-- Robert Preidt
MONDAY, Nov. 22 (HealthDay News) -- Infants with Down syndrome
who weigh less than 3.5 pounds at birth are at high risk for heart
and lung disorders that increase their chances of dying, a new
study has found.
U.S. researchers analyzed the medical records of more than
50,000 very low birth weight (VLBW) infants who weighed between
0.875 pounds and 3.5 pounds at birth. They found that among this
group of babies, those born with Down syndrome were about 2.5 times
more likely to die during infancy than the other VLBW babies.
This increased risk of death was due in part to their higher
rates of heart, lung and digestive tract disorders, and
life-threatening blood infections, the study authors noted.

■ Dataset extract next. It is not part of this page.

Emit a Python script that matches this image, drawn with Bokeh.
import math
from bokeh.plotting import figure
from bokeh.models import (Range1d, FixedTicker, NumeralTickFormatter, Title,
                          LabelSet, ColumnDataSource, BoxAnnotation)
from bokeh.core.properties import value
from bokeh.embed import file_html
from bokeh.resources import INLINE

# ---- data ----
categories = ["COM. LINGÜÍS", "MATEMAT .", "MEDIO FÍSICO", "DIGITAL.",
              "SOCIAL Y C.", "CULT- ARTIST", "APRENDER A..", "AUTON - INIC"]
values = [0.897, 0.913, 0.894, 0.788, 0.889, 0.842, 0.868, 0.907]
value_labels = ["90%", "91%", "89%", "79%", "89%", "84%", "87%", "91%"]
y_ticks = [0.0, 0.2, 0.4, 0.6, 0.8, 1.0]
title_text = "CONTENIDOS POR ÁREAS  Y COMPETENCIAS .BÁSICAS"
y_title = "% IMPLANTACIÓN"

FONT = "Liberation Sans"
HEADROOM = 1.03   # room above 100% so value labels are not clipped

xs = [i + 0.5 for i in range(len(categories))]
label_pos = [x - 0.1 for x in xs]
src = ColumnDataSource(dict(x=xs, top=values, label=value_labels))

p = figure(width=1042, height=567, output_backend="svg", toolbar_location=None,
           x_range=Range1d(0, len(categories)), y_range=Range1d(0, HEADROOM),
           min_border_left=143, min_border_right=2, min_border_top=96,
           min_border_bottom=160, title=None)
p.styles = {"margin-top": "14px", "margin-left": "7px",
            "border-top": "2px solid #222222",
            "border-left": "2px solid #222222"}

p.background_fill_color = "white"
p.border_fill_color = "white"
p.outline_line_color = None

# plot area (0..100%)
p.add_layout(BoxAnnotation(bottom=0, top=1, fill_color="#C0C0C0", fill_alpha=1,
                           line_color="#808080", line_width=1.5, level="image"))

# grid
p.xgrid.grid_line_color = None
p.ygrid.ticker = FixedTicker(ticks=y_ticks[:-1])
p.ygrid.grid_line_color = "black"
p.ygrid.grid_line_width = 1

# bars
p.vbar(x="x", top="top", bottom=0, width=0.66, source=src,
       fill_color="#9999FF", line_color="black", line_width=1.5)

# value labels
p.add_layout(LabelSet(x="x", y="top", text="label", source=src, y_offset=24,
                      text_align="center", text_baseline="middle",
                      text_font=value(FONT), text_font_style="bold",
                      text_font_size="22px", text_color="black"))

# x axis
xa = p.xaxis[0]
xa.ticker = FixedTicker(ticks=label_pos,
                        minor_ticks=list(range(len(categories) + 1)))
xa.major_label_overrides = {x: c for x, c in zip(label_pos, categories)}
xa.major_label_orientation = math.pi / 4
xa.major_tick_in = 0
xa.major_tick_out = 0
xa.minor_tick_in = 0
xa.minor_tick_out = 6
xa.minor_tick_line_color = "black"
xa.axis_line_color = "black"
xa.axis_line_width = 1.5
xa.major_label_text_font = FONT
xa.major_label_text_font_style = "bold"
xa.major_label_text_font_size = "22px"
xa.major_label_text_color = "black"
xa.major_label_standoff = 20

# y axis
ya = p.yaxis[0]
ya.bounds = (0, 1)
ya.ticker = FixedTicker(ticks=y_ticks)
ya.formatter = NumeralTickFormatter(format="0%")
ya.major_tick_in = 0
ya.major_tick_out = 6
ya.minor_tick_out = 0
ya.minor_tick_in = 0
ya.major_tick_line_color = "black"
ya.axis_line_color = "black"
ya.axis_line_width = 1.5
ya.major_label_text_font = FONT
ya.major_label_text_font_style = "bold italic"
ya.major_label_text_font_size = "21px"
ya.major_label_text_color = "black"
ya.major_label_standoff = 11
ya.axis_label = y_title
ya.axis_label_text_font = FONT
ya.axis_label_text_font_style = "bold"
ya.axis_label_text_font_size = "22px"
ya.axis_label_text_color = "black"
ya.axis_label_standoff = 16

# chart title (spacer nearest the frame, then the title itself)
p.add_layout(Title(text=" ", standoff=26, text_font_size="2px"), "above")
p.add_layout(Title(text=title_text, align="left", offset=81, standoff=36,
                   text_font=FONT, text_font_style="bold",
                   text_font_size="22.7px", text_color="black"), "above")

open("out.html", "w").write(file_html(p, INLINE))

However, the researchers also found that Down syndrome infants
were less likely than other VLBW infants to develop retinopathy of
prematurity, a vision problem caused by overgrowth of blood vessels
in the retina.
The study findings, published online Nov. 22 in the journal
Pediatrics, may help guide the care and treatment of VLBW Down syndrome infants, the authors suggested.

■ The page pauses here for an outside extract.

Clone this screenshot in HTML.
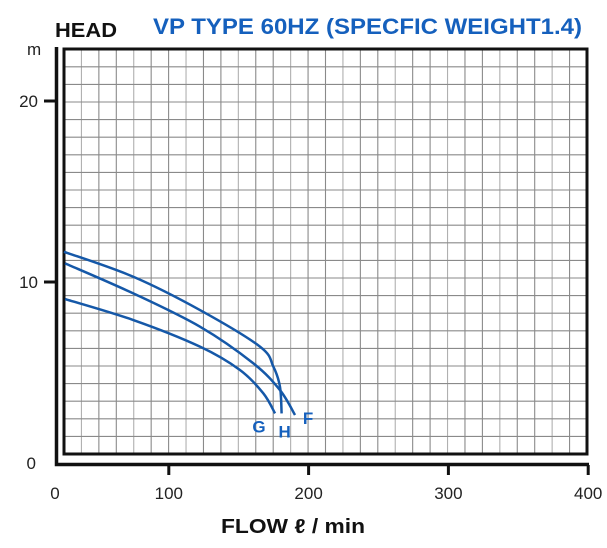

"Previously, health professionals caring for very low birth weight Down syndrome infants had to base treatment decisions on studies of the general population of very low birth weight infants and on studies of infants with Down syndrome who may not have been of low birth weight," senior author Dr. Rosemary D. Higgins, of the National Institute of Child Health and Human Development, said in a U.S. National Institutes of Health news release.
"Our study provides much needed information for practitioners and families making treatment decisions for this unique group of patients," she added.